[begin Data for the task]
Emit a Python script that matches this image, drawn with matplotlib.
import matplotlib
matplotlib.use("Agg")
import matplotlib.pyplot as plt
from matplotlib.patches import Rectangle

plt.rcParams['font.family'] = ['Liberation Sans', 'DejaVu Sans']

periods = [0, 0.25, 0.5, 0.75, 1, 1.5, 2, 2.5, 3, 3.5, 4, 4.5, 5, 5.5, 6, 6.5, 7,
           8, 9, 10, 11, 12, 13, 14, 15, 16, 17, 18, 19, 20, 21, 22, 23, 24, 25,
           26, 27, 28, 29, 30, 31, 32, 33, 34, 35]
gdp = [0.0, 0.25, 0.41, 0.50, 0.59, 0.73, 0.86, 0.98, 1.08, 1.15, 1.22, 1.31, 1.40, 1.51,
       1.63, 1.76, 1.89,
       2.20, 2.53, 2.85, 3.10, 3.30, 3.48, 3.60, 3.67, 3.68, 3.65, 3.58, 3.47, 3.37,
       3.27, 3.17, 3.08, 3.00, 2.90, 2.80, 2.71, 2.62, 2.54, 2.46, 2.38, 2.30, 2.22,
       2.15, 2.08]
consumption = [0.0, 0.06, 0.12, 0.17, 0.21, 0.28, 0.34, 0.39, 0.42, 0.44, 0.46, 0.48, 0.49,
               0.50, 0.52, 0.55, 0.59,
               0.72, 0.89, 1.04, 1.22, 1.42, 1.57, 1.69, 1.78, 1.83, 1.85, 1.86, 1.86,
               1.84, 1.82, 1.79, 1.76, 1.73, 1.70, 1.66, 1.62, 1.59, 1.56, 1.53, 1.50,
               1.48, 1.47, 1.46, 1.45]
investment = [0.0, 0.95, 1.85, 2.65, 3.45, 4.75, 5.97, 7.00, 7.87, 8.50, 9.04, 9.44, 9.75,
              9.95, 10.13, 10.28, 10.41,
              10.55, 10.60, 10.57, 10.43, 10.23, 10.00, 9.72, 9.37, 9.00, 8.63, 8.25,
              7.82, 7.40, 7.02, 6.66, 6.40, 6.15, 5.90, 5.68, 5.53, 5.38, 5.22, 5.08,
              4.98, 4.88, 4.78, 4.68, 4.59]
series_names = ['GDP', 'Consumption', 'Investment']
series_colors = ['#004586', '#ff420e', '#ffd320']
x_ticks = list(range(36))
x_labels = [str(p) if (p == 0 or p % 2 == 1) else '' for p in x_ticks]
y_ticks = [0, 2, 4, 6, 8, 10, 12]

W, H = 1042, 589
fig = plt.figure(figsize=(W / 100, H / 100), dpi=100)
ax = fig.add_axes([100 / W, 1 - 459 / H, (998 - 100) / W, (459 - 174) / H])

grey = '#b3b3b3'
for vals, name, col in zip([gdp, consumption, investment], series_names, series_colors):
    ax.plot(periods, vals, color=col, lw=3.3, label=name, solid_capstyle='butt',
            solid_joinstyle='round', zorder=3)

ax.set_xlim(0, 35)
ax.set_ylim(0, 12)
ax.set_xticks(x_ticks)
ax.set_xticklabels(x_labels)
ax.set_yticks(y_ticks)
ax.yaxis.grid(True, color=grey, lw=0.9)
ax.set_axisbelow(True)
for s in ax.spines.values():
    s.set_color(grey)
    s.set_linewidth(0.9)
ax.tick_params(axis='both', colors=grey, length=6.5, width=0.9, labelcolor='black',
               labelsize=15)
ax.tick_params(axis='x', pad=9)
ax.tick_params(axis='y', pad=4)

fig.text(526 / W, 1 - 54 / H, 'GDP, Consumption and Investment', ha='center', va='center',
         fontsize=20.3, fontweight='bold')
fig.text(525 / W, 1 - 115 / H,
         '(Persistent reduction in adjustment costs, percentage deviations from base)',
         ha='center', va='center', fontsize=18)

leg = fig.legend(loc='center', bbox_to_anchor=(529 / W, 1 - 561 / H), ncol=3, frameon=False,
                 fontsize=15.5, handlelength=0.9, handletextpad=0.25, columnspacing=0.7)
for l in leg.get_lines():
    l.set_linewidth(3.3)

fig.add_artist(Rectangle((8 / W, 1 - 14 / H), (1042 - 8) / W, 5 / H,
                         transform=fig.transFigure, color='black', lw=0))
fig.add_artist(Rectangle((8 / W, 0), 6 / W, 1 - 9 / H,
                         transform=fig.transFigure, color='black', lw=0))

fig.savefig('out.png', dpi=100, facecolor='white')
[end Data for the task]
[begin Data for the task]
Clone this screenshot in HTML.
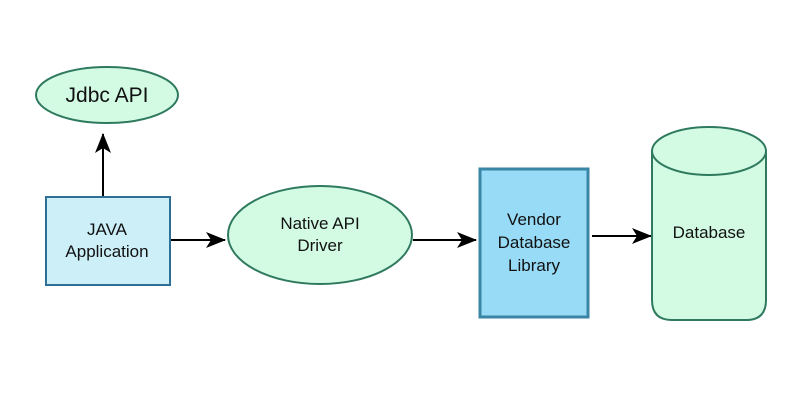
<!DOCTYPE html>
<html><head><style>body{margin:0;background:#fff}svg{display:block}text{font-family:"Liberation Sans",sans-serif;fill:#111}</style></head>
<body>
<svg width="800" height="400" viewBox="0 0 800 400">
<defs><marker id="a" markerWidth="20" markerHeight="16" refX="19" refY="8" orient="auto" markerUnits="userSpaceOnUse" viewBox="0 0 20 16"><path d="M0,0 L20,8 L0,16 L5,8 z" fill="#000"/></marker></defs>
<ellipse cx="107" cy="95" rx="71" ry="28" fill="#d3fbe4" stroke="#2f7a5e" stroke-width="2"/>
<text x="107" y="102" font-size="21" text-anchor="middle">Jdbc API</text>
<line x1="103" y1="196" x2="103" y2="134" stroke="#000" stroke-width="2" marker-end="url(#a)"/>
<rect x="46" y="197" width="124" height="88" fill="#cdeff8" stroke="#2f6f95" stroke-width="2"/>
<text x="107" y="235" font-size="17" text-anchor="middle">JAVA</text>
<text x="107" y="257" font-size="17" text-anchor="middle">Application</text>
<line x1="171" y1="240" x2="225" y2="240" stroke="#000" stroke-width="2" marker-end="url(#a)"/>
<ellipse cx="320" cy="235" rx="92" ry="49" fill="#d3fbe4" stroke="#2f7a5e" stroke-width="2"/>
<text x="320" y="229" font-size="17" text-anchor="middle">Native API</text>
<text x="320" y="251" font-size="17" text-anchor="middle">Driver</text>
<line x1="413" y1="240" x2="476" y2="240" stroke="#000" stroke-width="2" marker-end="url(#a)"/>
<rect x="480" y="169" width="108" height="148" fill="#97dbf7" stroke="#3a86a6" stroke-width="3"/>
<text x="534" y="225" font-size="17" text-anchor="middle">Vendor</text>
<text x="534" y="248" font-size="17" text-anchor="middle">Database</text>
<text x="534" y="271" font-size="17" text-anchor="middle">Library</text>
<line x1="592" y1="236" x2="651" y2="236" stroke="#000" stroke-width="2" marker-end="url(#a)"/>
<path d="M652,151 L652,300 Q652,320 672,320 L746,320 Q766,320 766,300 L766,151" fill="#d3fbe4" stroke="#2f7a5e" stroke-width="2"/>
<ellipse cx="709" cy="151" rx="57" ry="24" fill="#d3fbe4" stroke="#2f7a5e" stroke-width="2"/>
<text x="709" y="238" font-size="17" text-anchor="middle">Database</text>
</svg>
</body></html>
[end Data for the task]
== Written problem ==
Check all the records above and select each line where the string "this" is found.

== Written answer ==
Emit a Python script that matches this image, drawn with matplotlib.
Clone this screenshot in HTML.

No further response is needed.